Еще более интересная история связана с происхождением названия самого автомобиля. Прошедший в феврале 1962 года внеочередной Пленум ЦК КПСС рекомендовал промышленникам уделить особое внимание подбору истинно народного названия для массовой отечественной легковушки. И вот уже летом того же года, по поручению Минлегпрома, отвечавшего тогда за осуществление всего проекта, Госкомстат СССР провел один из самых широкомасштабных в истории нашей страны социологических опросов. В ходе этой беспрецедентной акции было опрошено более 52,7 миллионов мужчин в возрасте от 19 до 72 лет.
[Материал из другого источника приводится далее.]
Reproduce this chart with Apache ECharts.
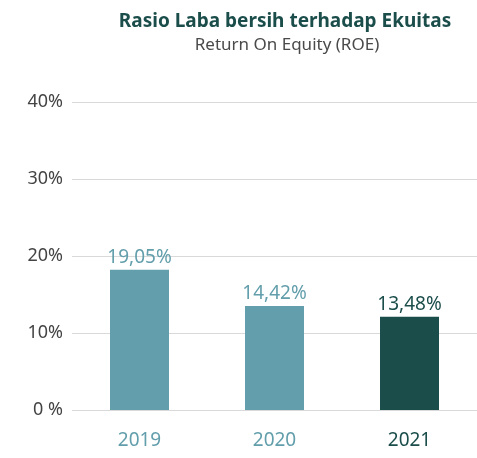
<!DOCTYPE html>
<html>
<head>
<meta charset="utf-8">
<script src="https://cdn.jsdelivr.net/npm/echarts@6/dist/echarts.min.js"></script>
<style>
  html, body { margin: 0; padding: 0; background: #fff; }
  #main { width: 477px; height: 458px; }
</style>
</head>
<body>
<div id="main"></div>
<script>
// ---------- ROE bar chart ----------
var years = ['2019', '2020', '2021'];
var roeValues = [18.2, 13.5, 12.1];
var roeLabels = ['19,05%', '14,42%', '13,48%'];
var yTicks = [0, 10, 20, 30, 40];

var teal = '#629eab';
var dark = '#1b4e4b';
var barColors = [teal, teal, dark];

var chart = echarts.init(document.getElementById('main'));

var option = {
    backgroundColor: '#fff',
    title: [{
        text: 'Rasio Laba bersih terhadap Ekuitas',
        left: 280,
        top: 7,
        textAlign: 'center',
        textStyle: {
            fontFamily: 'Noto Sans',
            fontWeight: 'bold',
            fontSize: 19,
            color: dark
        }
    }, {
        text: 'Return On Equity (ROE)',
        left: 282,
        top: 32,
        textAlign: 'center',
        textStyle: {
            fontFamily: 'Noto Sans',
            fontWeight: 'normal',
            fontSize: 17,
            color: '#4a4a4a'
        }
    }],
    grid: {
        left: 72,
        right: -10,
        top: 102,
        bottom: 48
    },
    xAxis: {
        type: 'category',
        data: years,
        axisLine: { show: false },
        axisTick: { show: false },
        axisLabel: {
            margin: 21,
            fontFamily: 'Noto Sans',
            fontSize: 19,
            color: function (v, i) { return barColors[i]; }
        }
    },
    yAxis: {
        type: 'value',
        min: yTicks[0],
        max: yTicks[yTicks.length - 1],
        interval: 10,
        axisLine: { show: false },
        axisTick: { show: false },
        splitLine: { lineStyle: { color: '#d9d9d9', width: 1 } },
        axisLabel: {
            margin: 9,
            fontFamily: 'Noto Sans',
            fontSize: 18,
            color: '#444',
            formatter: function (v) { return v === 0 ? '0 %' : v + '%'; }
        }
    },
    series: [{
        type: 'bar',
        barWidth: 59,
        data: roeValues.map(function (v, i) {
            return {
                value: v,
                itemStyle: { color: barColors[i] },
                label: { color: barColors[i] }
            };
        }),
        label: {
            show: true,
            position: 'top',
            distance: 3,
            fontFamily: 'Noto Sans',
            fontSize: 19,
            formatter: function (p) { return roeLabels[p.dataIndex]; }
        }
    }]
};

chart.setOption(option);
</script>
</body>
</html>
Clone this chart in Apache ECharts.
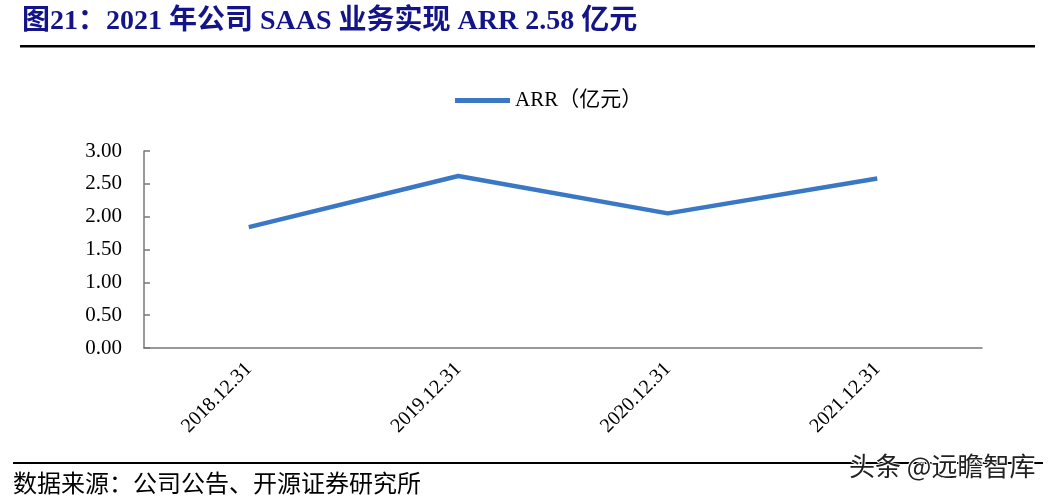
<!DOCTYPE html>
<html><head><meta charset="utf-8">
<script src="https://cdn.jsdelivr.net/npm/echarts@6/dist/echarts.min.js"></script>
<style>html,body{margin:0;padding:0;background:#fff}#c{width:1055px;height:501px}</style>
</head><body><div id="c"></div>
<script>
const categories = ['2018.12.31','2019.12.31','2020.12.31','2021.12.31'];
const arrValues = [1.84, 2.62, 2.05, 2.58];
const seriesName = 'ARR（亿元）';
const yTicks = {min:0, max:3, interval:0.5};
const titleText = '图21：2021 年公司 SAAS 业务实现 ARR 2.58 亿元';
const sourceText = '数据来源：公司公告、开源证券研究所';
const watermark = '头条 @远瞻智库';

const serif = '"Liberation Serif","Times New Roman","Noto Sans CJK SC",serif';
const chart = echarts.init(document.getElementById('c'));
chart.setOption({
  animation:false,
  backgroundColor:'#fff',
  legend:{
    data:[seriesName], top:85, left:450,
    itemWidth:55, itemHeight:5, itemGap:6,
    icon:'rect',
    textStyle:{fontFamily:serif, fontSize:21, color:'#000'}
  },
  grid:{left:144, right:73, top:151, bottom:153},
  xAxis:{
    type:'category', data:categories, boundaryGap:true,
    axisLine:{lineStyle:{color:'#777', width:1.5}},
    axisTick:{inside:true, length:6, lineStyle:{color:'#777', width:1.5}},
    axisLabel:{rotate:45, fontFamily:serif, fontSize:20, color:'#000', margin:18}
  },
  yAxis:{
    type:'value', min:yTicks.min, max:yTicks.max, interval:yTicks.interval,
    axisLine:{show:true, lineStyle:{color:'#777', width:1.5}},
    axisTick:{show:true, inside:true, length:6, lineStyle:{color:'#777', width:1.5}},
    splitLine:{show:false},
    axisLabel:{formatter:v=>v.toFixed(2), fontFamily:serif, fontSize:21, color:'#000', margin:22}
  },
  series:[{
    name:seriesName, type:'line', data:arrValues,
    showSymbol:false, symbol:'none',
    lineStyle:{color:'#3a78c6', width:4.5},
    itemStyle:{color:'#3a78c6'}
  }],
  graphic:[
    {type:'text', left:22, top:8, style:{text:titleText, font:'bold 28px '+serif, fill:'#14148a'}},
    {type:'rect', shape:{x:20, y:45, width:1015, height:2.5}, style:{fill:'#000'}},
    {type:'rect', shape:{x:13, y:462, width:1030, height:2}, style:{fill:'#000'}},
    {type:'text', left:13, top:474, style:{text:sourceText, font:'24px '+serif, fill:'#000'}},
    {type:'text', left:848, top:452, z:10, style:{text:watermark, font:'26px "Noto Sans CJK SC",sans-serif', fill:'#222', stroke:'#fff', lineWidth:2}}
  ]
});
</script></body></html>
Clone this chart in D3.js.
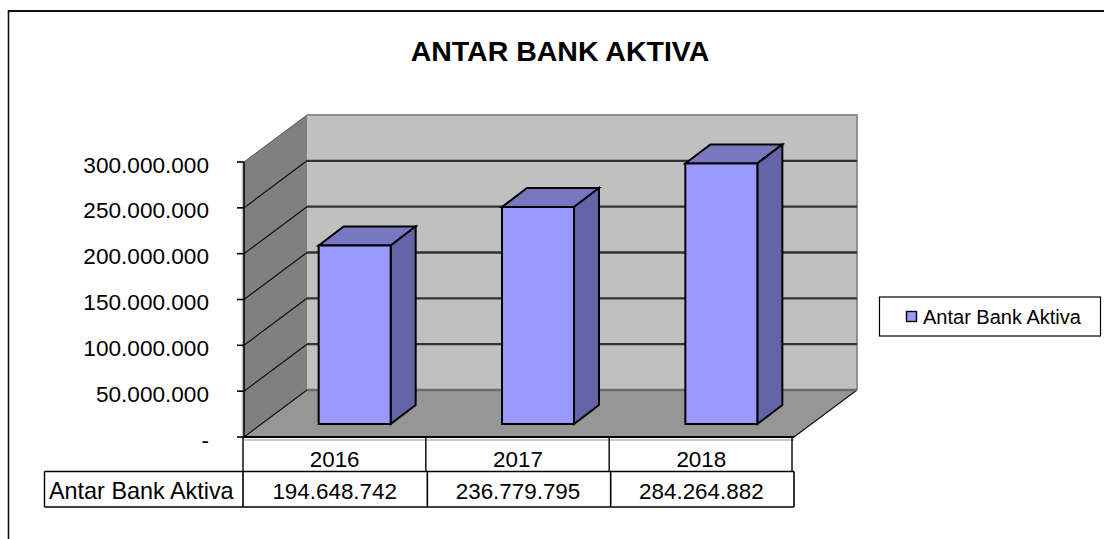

Результаты опроса, как принято говорить в таких случаях, превзошли все ожидания ученых. Подавляющее большинство респондентов выбрало из шести десятков предложенных географических названий одно или два наименования (!). И чаще всего среди них фигурировало слово Жигули. Объяснялось это достаточно прозаично: такое наименование было созвучно крайне популярному в народе сорту пива.
По воспоминаниям депутата Куйбышевского Горсовета, а в те годы — бригадира Вспомогательного Слесарного цеха ВАЗа, Бориса Подсосенко, «в Кремле, где Жигулевское пиво не пользовалось особой популярностью, только пожали плечами, но название решили оставить. Зато наши ребята были рады неимоверно. С таким названием, говорили в цеху, мы уж построим! Вообще народ у нас был ушлый. Любили звучные названия и фразы. Так мой участок называли не иначе, как «с бору по сосенке», а Наркома Орджоникидзе именовали «Камарджоникидзе».
1962 год — буквально за считанные годы окрестности Тольятти неузнаваемо изменились. На снимке: будущее здание Главного конвейера ВАЗа.
Тем временем были практически завершены работы по проектированию автомобиля. Вернее сказать — автомобилей. Дело в том, что количество готовых к производству моделей в конструкторском бюро АПТ к 1962 году уже далеко перевалило за две тысячи. Сравнив технические данные этих прототипов с лучшими зарубежными образцами, плановики АПТ пришли к выводу о том, что за основу для Жигулей лучше всего взять модельную серию 2100. Эта серия включала в себя 40 автомобилей (модельные номера от 2101 до 2164). Не мудрствуя лукаво, первый номер решили присвоить модели 2101. В этом присутствовала двоякая символика: с одной стороны, первые две цифры (21) означали своеобразный прорыв в XXI век; последние же (01) — в свою очередь — намекали на безусловное превосходство данной модели над всеми, созданными до настоящего времени.